Exercise materials:
-=-=-=-=-

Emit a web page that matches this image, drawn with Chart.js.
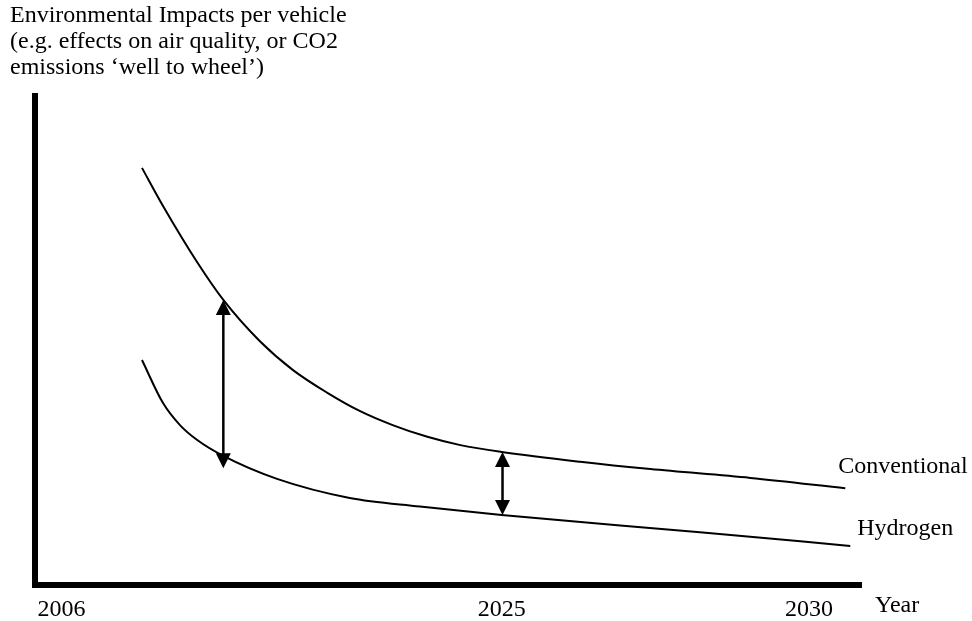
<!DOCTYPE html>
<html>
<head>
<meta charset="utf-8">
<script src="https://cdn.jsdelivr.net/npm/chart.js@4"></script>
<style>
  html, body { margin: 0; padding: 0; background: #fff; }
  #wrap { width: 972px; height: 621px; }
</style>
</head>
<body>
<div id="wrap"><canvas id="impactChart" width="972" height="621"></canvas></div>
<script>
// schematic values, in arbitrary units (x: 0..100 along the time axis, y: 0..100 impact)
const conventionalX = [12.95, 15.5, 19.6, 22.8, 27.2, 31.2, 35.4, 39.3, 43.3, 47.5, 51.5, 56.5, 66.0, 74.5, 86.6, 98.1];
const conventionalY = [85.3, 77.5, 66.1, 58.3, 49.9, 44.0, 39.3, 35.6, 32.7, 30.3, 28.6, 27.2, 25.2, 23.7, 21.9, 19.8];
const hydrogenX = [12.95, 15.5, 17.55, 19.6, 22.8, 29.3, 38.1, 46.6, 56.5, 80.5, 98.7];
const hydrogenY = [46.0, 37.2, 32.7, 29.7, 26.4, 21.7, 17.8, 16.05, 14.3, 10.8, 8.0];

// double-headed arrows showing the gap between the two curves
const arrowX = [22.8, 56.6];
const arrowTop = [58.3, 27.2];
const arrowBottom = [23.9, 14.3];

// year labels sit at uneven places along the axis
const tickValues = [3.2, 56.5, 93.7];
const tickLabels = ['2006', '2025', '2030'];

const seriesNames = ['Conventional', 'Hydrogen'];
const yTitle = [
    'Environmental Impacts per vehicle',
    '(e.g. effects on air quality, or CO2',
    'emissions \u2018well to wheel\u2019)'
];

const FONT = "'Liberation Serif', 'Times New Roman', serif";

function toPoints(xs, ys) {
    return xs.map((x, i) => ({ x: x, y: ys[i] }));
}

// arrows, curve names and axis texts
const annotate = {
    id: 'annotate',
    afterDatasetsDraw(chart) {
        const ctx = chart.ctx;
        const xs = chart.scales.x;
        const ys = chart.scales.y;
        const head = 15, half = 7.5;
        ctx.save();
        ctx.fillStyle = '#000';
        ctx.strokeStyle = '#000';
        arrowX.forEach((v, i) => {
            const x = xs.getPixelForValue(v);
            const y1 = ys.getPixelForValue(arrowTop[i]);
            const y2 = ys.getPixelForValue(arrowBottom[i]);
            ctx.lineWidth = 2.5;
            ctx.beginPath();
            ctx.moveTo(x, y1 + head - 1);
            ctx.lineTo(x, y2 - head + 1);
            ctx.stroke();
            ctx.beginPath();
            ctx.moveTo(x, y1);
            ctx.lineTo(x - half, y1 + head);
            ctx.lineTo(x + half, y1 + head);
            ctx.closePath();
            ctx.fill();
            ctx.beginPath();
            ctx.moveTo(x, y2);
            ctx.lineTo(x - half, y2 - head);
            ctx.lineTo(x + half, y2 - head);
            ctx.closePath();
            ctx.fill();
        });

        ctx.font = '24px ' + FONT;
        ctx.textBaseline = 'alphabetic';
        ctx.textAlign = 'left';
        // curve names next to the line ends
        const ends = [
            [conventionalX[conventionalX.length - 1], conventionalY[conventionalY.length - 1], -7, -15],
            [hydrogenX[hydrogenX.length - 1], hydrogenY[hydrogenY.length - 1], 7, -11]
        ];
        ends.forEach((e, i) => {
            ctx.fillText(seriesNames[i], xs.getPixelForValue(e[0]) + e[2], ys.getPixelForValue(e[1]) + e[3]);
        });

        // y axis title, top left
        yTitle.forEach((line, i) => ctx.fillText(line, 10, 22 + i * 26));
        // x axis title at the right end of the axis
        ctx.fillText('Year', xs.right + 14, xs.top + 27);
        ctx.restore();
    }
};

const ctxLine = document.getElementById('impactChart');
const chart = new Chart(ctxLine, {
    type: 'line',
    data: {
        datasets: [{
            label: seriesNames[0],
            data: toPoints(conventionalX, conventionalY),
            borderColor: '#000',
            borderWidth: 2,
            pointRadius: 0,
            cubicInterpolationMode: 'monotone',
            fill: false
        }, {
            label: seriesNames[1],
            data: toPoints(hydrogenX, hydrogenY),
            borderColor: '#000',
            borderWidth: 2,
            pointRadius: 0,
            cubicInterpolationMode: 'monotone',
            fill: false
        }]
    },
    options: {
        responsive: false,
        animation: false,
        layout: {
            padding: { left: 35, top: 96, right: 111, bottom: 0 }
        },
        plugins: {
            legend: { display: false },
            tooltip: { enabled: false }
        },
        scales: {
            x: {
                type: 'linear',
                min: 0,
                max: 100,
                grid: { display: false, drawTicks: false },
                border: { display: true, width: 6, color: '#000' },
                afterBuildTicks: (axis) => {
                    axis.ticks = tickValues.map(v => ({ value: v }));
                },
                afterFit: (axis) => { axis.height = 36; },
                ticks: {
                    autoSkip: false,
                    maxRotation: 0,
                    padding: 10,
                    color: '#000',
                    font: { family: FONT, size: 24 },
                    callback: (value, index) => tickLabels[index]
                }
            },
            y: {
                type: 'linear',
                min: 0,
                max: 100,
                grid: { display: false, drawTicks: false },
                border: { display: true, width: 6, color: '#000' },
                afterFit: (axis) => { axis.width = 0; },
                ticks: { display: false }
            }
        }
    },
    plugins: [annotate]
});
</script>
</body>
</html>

-=-=-=-=-

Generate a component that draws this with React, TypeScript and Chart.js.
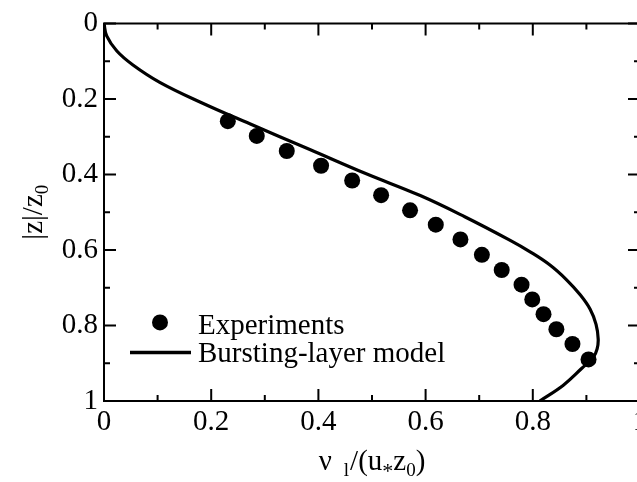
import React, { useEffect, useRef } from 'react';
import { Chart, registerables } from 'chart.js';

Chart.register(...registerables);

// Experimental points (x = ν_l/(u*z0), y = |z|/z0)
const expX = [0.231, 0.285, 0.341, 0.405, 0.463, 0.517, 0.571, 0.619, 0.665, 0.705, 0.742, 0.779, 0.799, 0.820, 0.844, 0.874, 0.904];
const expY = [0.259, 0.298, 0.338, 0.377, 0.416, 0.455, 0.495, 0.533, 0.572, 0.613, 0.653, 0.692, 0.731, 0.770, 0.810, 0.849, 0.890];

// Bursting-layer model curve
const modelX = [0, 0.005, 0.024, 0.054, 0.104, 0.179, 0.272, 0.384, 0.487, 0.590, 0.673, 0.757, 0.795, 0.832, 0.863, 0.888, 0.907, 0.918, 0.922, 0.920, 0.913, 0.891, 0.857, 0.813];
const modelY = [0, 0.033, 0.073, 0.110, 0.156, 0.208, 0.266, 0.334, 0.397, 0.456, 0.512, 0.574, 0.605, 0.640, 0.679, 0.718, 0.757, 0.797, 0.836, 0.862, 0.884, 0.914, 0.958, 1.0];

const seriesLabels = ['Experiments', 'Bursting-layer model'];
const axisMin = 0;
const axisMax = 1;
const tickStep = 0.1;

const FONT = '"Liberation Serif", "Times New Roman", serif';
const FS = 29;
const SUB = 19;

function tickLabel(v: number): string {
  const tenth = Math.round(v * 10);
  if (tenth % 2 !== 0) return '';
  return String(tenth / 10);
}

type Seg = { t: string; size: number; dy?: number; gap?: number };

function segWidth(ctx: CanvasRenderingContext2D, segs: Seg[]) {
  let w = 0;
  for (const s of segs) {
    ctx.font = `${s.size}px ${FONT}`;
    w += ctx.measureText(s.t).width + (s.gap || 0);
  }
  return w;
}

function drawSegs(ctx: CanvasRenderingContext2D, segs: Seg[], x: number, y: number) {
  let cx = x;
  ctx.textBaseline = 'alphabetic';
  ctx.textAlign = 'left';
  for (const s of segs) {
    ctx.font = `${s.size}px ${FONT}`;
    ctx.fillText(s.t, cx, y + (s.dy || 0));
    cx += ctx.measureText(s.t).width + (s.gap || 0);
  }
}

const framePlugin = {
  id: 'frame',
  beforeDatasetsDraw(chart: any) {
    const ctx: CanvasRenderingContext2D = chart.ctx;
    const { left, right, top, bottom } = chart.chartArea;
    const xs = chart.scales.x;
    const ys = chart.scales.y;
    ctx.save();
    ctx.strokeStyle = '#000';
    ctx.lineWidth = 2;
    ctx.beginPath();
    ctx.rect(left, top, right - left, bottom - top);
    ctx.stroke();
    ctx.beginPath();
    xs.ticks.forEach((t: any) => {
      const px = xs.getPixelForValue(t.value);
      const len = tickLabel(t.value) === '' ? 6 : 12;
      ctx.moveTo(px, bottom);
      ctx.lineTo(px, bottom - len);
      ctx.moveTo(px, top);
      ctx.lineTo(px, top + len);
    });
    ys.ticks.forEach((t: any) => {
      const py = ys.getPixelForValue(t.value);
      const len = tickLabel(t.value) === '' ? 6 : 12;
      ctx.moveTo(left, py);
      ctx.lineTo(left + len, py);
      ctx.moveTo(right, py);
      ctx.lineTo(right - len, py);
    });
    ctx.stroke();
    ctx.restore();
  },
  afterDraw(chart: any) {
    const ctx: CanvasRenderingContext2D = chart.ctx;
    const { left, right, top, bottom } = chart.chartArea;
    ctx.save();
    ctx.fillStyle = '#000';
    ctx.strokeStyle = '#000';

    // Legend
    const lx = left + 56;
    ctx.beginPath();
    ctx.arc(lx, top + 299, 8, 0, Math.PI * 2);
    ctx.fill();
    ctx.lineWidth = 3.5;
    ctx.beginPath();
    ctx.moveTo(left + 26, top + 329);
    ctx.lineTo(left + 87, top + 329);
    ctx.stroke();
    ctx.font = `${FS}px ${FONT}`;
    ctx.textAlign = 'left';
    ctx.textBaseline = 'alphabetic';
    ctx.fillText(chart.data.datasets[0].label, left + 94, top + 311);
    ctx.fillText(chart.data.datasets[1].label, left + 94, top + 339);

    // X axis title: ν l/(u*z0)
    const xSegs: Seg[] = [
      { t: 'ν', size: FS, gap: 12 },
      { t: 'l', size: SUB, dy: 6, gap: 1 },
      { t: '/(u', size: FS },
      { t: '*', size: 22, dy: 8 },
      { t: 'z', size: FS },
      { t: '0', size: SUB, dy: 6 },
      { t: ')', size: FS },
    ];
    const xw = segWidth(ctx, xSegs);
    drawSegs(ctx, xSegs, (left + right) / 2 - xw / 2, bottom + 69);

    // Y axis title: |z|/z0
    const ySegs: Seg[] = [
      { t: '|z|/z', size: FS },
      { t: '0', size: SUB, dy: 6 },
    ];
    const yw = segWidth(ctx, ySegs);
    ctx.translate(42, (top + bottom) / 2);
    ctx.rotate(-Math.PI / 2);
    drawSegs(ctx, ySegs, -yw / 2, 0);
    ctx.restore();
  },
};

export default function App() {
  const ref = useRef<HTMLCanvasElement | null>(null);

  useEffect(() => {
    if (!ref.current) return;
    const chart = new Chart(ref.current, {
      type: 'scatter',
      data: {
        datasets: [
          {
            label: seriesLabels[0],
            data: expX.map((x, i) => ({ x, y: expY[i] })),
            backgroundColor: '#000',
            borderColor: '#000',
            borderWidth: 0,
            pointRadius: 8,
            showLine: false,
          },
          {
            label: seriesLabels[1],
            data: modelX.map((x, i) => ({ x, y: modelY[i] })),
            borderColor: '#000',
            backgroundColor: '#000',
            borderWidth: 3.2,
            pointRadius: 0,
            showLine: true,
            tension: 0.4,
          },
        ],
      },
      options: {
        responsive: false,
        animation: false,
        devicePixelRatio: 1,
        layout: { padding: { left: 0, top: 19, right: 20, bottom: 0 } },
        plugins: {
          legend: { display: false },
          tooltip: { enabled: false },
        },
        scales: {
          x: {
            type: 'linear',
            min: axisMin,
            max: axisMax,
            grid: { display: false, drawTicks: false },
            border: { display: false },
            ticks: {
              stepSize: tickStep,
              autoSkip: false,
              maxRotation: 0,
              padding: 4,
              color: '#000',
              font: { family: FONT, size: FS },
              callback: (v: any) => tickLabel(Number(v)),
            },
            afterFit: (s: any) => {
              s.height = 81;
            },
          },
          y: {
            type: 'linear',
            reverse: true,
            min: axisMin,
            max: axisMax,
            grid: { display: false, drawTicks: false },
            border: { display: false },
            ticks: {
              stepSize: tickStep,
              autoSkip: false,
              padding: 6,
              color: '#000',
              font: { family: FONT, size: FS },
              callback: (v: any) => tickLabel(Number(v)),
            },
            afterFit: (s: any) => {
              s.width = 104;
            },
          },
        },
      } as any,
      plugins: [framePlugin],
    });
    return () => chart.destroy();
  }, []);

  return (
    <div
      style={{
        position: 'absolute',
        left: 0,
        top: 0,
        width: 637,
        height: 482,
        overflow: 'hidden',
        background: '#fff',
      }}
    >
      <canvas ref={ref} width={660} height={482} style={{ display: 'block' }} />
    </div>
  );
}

-=-=-=-=-

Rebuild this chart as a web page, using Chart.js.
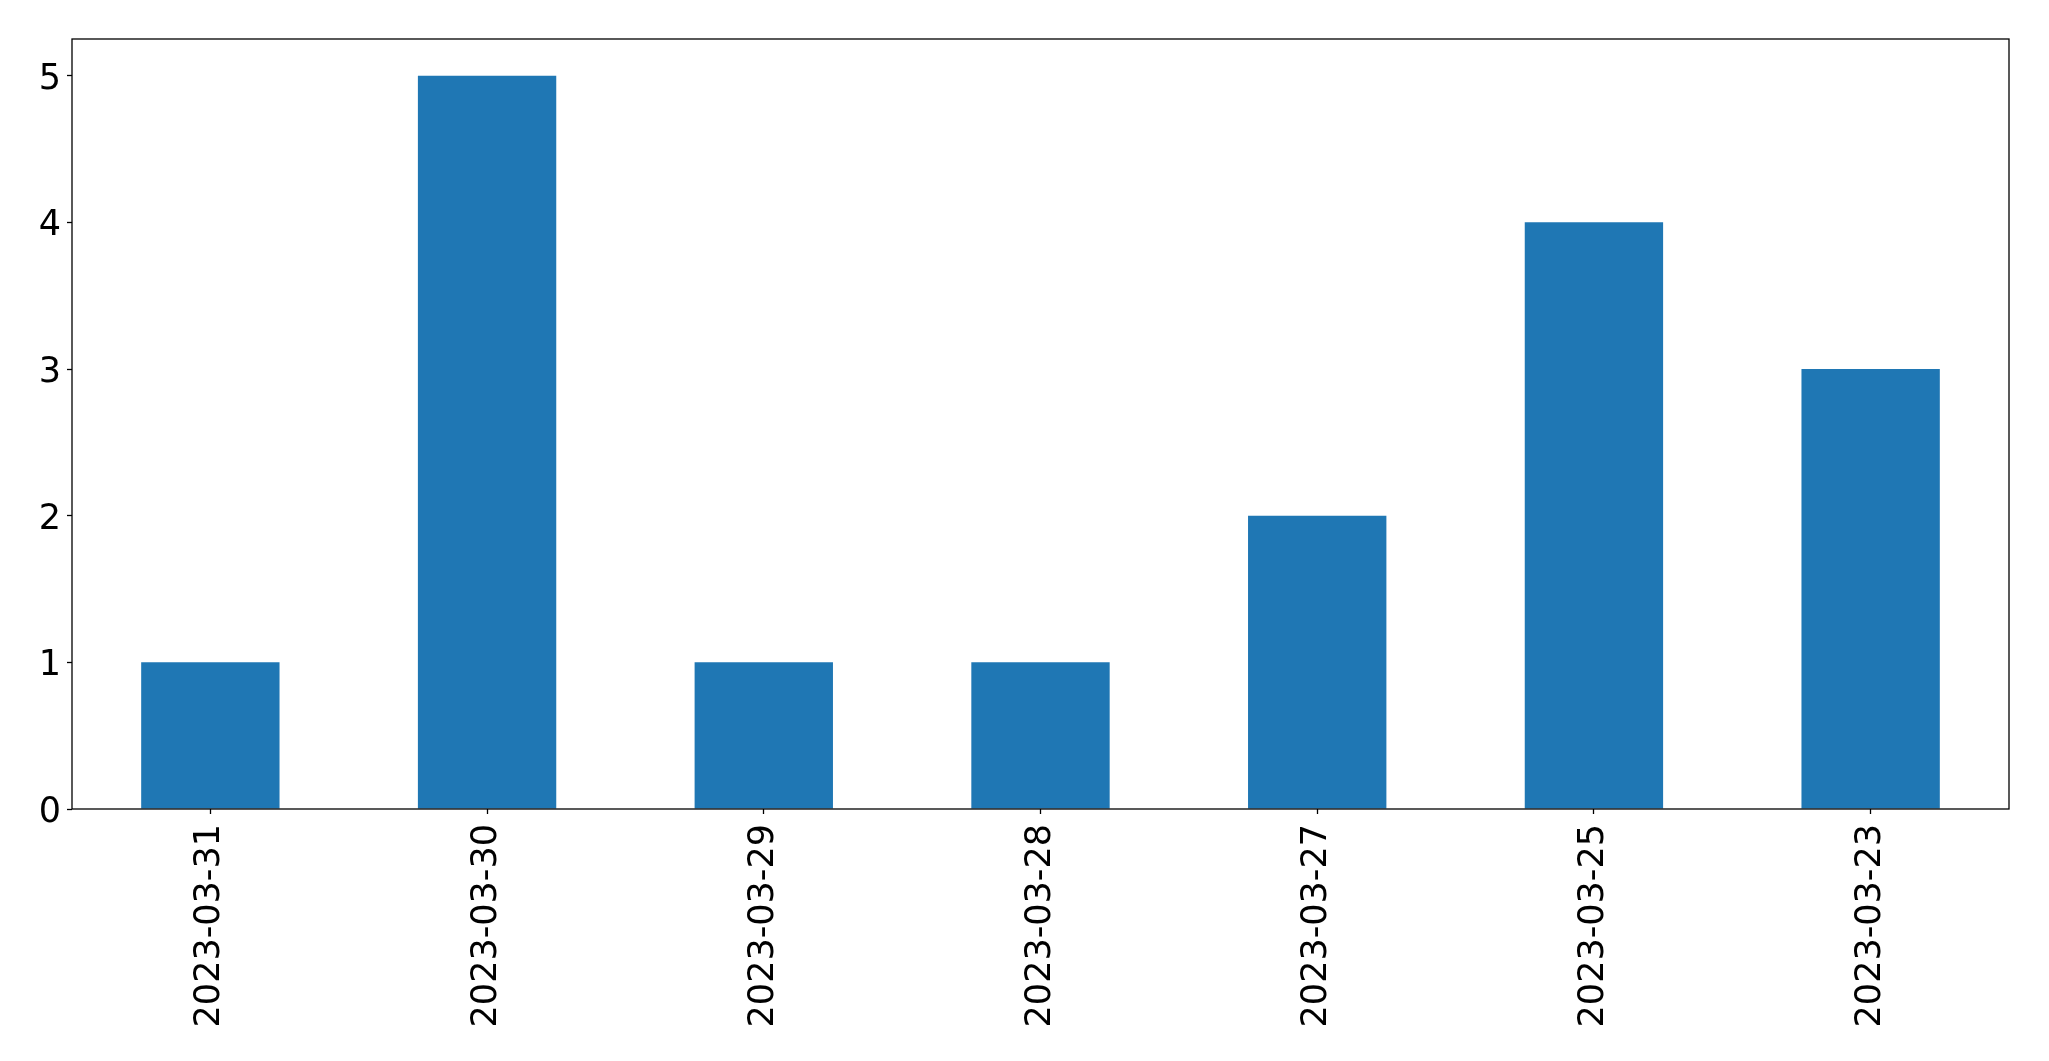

-=-=-=-=-

Only the lines from the one bearing "Generate a component" to the one bearing "const tickStep = 0.1;", both included, should be restated word for word, with pictures left out.

Task result:
Generate a component that draws this with React, TypeScript and Chart.js.
import React, { useEffect, useRef } from 'react';
import { Chart, registerables } from 'chart.js';

Chart.register(...registerables);

// Experimental points (x = ν_l/(u*z0), y = |z|/z0)
const expX = [0.231, 0.285, 0.341, 0.405, 0.463, 0.517, 0.571, 0.619, 0.665, 0.705, 0.742, 0.779, 0.799, 0.820, 0.844, 0.874, 0.904];
const expY = [0.259, 0.298, 0.338, 0.377, 0.416, 0.455, 0.495, 0.533, 0.572, 0.613, 0.653, 0.692, 0.731, 0.770, 0.810, 0.849, 0.890];

// Bursting-layer model curve
const modelX = [0, 0.005, 0.024, 0.054, 0.104, 0.179, 0.272, 0.384, 0.487, 0.590, 0.673, 0.757, 0.795, 0.832, 0.863, 0.888, 0.907, 0.918, 0.922, 0.920, 0.913, 0.891, 0.857, 0.813];
const modelY = [0, 0.033, 0.073, 0.110, 0.156, 0.208, 0.266, 0.334, 0.397, 0.456, 0.512, 0.574, 0.605, 0.640, 0.679, 0.718, 0.757, 0.797, 0.836, 0.862, 0.884, 0.914, 0.958, 1.0];

const seriesLabels = ['Experiments', 'Bursting-layer model'];
const axisMin = 0;
const axisMax = 1;
const tickStep = 0.1;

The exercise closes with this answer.